A Frequency-Domain Opportunistic Approach for Spectral-Efficient Cell-Free Massive MIMO

TL;DR

This paper introduces a frequency-domain opportunistic method for wideband cell-free massive MIMO that enhances spectral efficiency by selectively activating access points based on user proximity and channel conditions, improving overall network performance.

Contribution

It proposes a novel frequency-domain opportunistic approach leveraging OFDM and the near-far effect to activate nearby access points, reducing interference and power wastage in wideband CFmMIMO systems.

Findings

Significant spectral efficiency gains over benchmark methods

Reduced inter-user interference through AP activation strategy

Enhanced downlink performance with fewer active APs

Abstract

Constrained by weak signal strength and significant inter-cell interference, users located at the cell edge in a cellular network suffer from inferior service quality.
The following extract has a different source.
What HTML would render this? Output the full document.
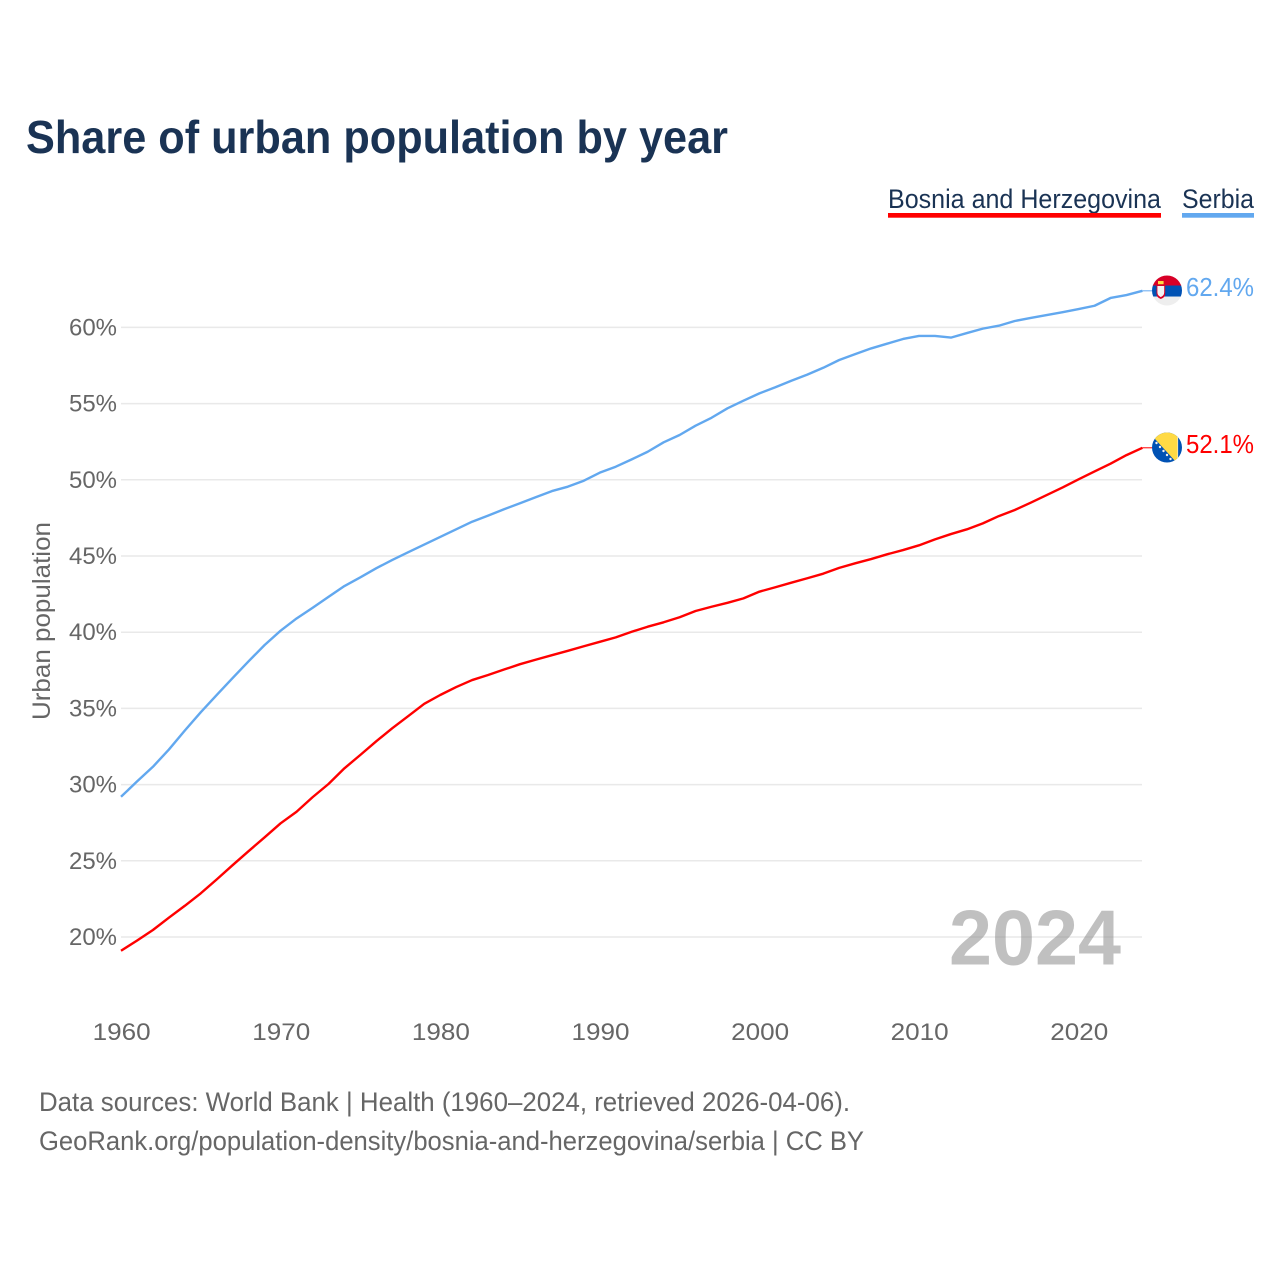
<!DOCTYPE html>
<html lang="en">
<head>
<meta charset="utf-8">
<title>Share of urban population by year</title>
<style>
html,body{margin:0;padding:0;background:#fff;width:1280px;height:1280px;overflow:hidden}
svg{display:block}
text{font-family:"Liberation Sans",sans-serif}
</style>
</head>
<body>
<svg id="chart" xmlns="http://www.w3.org/2000/svg" width="1280" height="1280" viewBox="0 0 1280 1280">
  <defs>
    <clipPath id="clip-rs"><circle cx="0" cy="0" r="15"/></clipPath>
    <clipPath id="clip-ba"><circle cx="0" cy="0" r="15"/></clipPath>
  </defs>
  <rect width="1280" height="1280" fill="#fff"/>
  <text x="26" y="153" font-size="46" font-weight="700" fill="#1a3354" textLength="702" lengthAdjust="spacingAndGlyphs">Share of urban population by year</text>

  <g>
    <text x="888" y="208" font-size="26.5" fill="#1a3354" textLength="273" lengthAdjust="spacingAndGlyphs">Bosnia and Herzegovina</text>
    <rect x="888" y="213" width="273" height="4.7" fill="#ff0000"/>
  </g>
  <g>
    <text x="1182" y="208" font-size="26.5" fill="#1a3354" textLength="72" lengthAdjust="spacingAndGlyphs">Serbia</text>
    <rect x="1182" y="213" width="72" height="4.7" fill="#62a8ef"/>
  </g>

  <g id="grid"></g>
  <g id="y-ticks"></g>
  <g id="x-ticks"></g>

  <text transform="translate(50,720) rotate(-90)" font-size="25" fill="#666" textLength="198" lengthAdjust="spacingAndGlyphs">Urban population</text>

  <text x="949" y="964.5" font-size="78" font-weight="700" fill="#8c8c8c" fill-opacity="0.55" textLength="172" lengthAdjust="spacingAndGlyphs">2024</text>

  <g id="series"></g>

  <g id="flag-rs">
    <g clip-path="url(#clip-rs)">
      <rect x="-15" y="-15" width="30" height="30" fill="#eeeeee"/>
      <rect x="-15" y="-15" width="30" height="10.5" fill="#d80027"/>
      <rect x="-15" y="-5" width="30" height="11" fill="#0052b4"/>
      <path d="M-10.5,-6 L-1.8,-6 L-1.8,3 Q-1.8,7 -6.2,8.5 Q-10.5,7 -10.5,3 Z" fill="#d80027"/>
      <path d="M-9.6,-4.5 L-2.8,-4.5 L-2.8,2 Q-2.8,5 -6.2,6.6 Q-9.6,5 -9.6,2 Z" fill="#f4f4f4"/>
      <rect x="-9" y="-9.5" width="5.6" height="3.2" fill="#ffda44"/>
    </g>
  </g>
  <g id="flag-ba">
    <g clip-path="url(#clip-ba)">
      <rect x="-15" y="-15" width="30" height="30" fill="#0052b4"/>
      <path d="M-18,-15 L10.5,-15 L10.5,15 L9.5,15 Z" fill="#ffda44"/>
      <rect x="10.5" y="-15" width="0.6" height="30" fill="#f0f0f0"/>
      <g fill="#f0f0f0">
        <circle cx="-10.5" cy="-4.5" r="1.2"/><circle cx="-7" cy="-0.5" r="1.2"/><circle cx="-3.5" cy="3.5" r="1.2"/><circle cx="0" cy="7.5" r="1.2"/><circle cx="3.5" cy="11.5" r="1.2"/>
      </g>
    </g>
  </g>
  <g id="end-labels"></g>

  <text x="39" y="1111" font-size="26.5" fill="#666" textLength="811" lengthAdjust="spacingAndGlyphs">Data sources: World Bank | Health (1960–2024, retrieved 2026-04-06).</text>
  <text x="39" y="1150" font-size="26.5" fill="#666" textLength="825" lengthAdjust="spacingAndGlyphs">GeoRank.org/population-density/bosnia-and-herzegovina/serbia | CC BY</text>
</svg>
<script>
const firstYear = 1960;
const yTickValues = [20, 25, 30, 35, 40, 45, 50, 55, 60];
const xTickValues = [1960, 1970, 1980, 1990, 2000, 2010, 2020];
const serbiaValues = [
  29.2,30.2,31.17,32.3,33.55,34.75,35.88,37.0,38.1,39.16,
  40.1,40.9,41.6,42.32,43.03,43.6,44.2,44.74,45.25,45.75,
  46.25,46.75,47.25,47.65,48.07,48.46,48.86,49.26,49.55,49.94,
  50.47,50.86,51.34,51.84,52.46,52.94,53.55,54.07,54.69,55.19,
  55.67,56.07,56.5,56.9,57.35,57.86,58.25,58.62,58.93,59.24,
  59.44,59.44,59.33,59.63,59.92,60.11,60.42,60.62,60.81,61.0,
  61.2,61.42,61.93,62.12,62.4
];
const bosniaValues = [
  19.1,19.76,20.46,21.27,22.05,22.87,23.78,24.72,25.64,26.54,
  27.46,28.22,29.17,30.04,31.07,31.95,32.85,33.7,34.5,35.3,
  35.88,36.4,36.86,37.19,37.55,37.9,38.2,38.49,38.78,39.08,
  39.37,39.66,40.03,40.36,40.65,40.98,41.39,41.67,41.93,42.22,
  42.66,42.95,43.25,43.54,43.84,44.22,44.52,44.8,45.11,45.39,
  45.7,46.09,46.44,46.75,47.14,47.62,48.02,48.5,49.0,49.5,
  50.03,50.55,51.06,51.62,52.1
];

const NS = 'http://www.w3.org/2000/svg';
const xScale = year => 121 + (year - 1960) * 15.96;
const yScale = value => 937 - (value - 20) * 15.24;
const lastX = xScale(firstYear + serbiaValues.length - 1);

function make(tag, attrs, parent, content) {
  const el = document.createElementNS(NS, tag);
  for (const key in attrs) el.setAttribute(key, attrs[key]);
  if (content !== undefined) el.textContent = content;
  parent.appendChild(el);
  return el;
}

const grid = document.getElementById('grid');
const yTicks = document.getElementById('y-ticks');
yTickValues.forEach(value => {
  const line = make('line', {x1: 121, x2: 1142, y1: yScale(value), y2: yScale(value), stroke: '#e9e9e9', 'stroke-width': 1.5}, grid);
  
  
  const label = make('text', {x: 117, y: yScale(value) + 8, 'text-anchor': 'end', 'font-size': 24.5, fill: '#666', textLength: 48, lengthAdjust: 'spacingAndGlyphs'}, yTicks, value + '%');
  
  
});

const xTicks = document.getElementById('x-ticks');
xTickValues.forEach(year => {
  const label = make('text', {x: xScale(year) + 0.7, y: 1040, 'text-anchor': 'middle', 'font-size': 24.5, fill: '#666', textLength: 58, lengthAdjust: 'spacingAndGlyphs'}, xTicks, String(year));
  
  
});

function linePath(values) {
  return values.map((v, i) => (i ? 'L' : 'M') + xScale(firstYear + i).toFixed(2) + ',' + yScale(v).toFixed(2)).join(' ');
}

const series = document.getElementById('series');
const bosniaLine = make('path', {d: linePath(bosniaValues), fill: 'none', stroke: '#ff0000', 'stroke-width': 2.4, 'stroke-linejoin': 'round'}, series);


const serbiaLine = make('path', {d: linePath(serbiaValues), fill: 'none', stroke: '#62a8ef', 'stroke-width': 2.4, 'stroke-linejoin': 'round'}, series);



const serbiaLast = serbiaValues[serbiaValues.length - 1];
const bosniaLast = bosniaValues[bosniaValues.length - 1];
const bosniaConnector = make('line', {x1: lastX, x2: 1153, y1: yScale(bosniaLast), y2: yScale(bosniaLast), stroke: '#ff0000', 'stroke-width': 1}, series);


const serbiaConnector = make('line', {x1: lastX, x2: 1153, y1: yScale(serbiaLast), y2: yScale(serbiaLast), stroke: '#62a8ef', 'stroke-width': 1}, series);



document.getElementById('flag-rs').setAttribute('transform', 'translate(1167,' + (yScale(serbiaLast) - 0.3) + ')');
document.getElementById('flag-ba').setAttribute('transform', 'translate(1167,' + (yScale(bosniaLast) - 0.3) + ')');

const endLabels = document.getElementById('end-labels');
const serbiaEnd = make('text', {x: 1186, y: yScale(serbiaLast) + 5, 'font-size': 25.5, fill: '#62a8ef', textLength: 68, lengthAdjust: 'spacingAndGlyphs'}, endLabels, serbiaLast.toFixed(1) + '%');


const bosniaEnd = make('text', {x: 1186, y: yScale(bosniaLast) + 5, 'font-size': 25.5, fill: '#ff0000', textLength: 68, lengthAdjust: 'spacingAndGlyphs'}, endLabels, bosniaLast.toFixed(1) + '%');


</script>
</body>
</html>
Recently, cell-free massive MIMO (CFmMIMO) has gained considerable attention due to its capability to offer uniform quality of service, alleviating the cell-edge problem. In contrast to previous studies focused on narrow-band CFmMIMO systems, this paper studies wideband CFmMIMO communications against channel frequency selectivity. By exploiting the frequency-domain flexibility offered by orthogonal frequency-division multiplexing (OFDM), and leveraging a particular spatial characteristic in the cell-free structure -- namely, the near-far effect among distributed access points (APs) -- we propose an opportunistic approach to boost spectral efficiency. The core concept lies in opportunistically activating nearby APs for certain users across their assigned OFDM subcarriers while deactivating distant APs to prevent power wastage and lower inter-user interference. Furthermore, this approach enables the use of downlink pilots by reducing the number of active APs per subcarrier to a small subset, thereby substantially improving downlink performance through coherent detection at the user receiver. Verified by numerical results, our proposed approach demonstrates considerable performance improvement compared to the two benchmark approaches.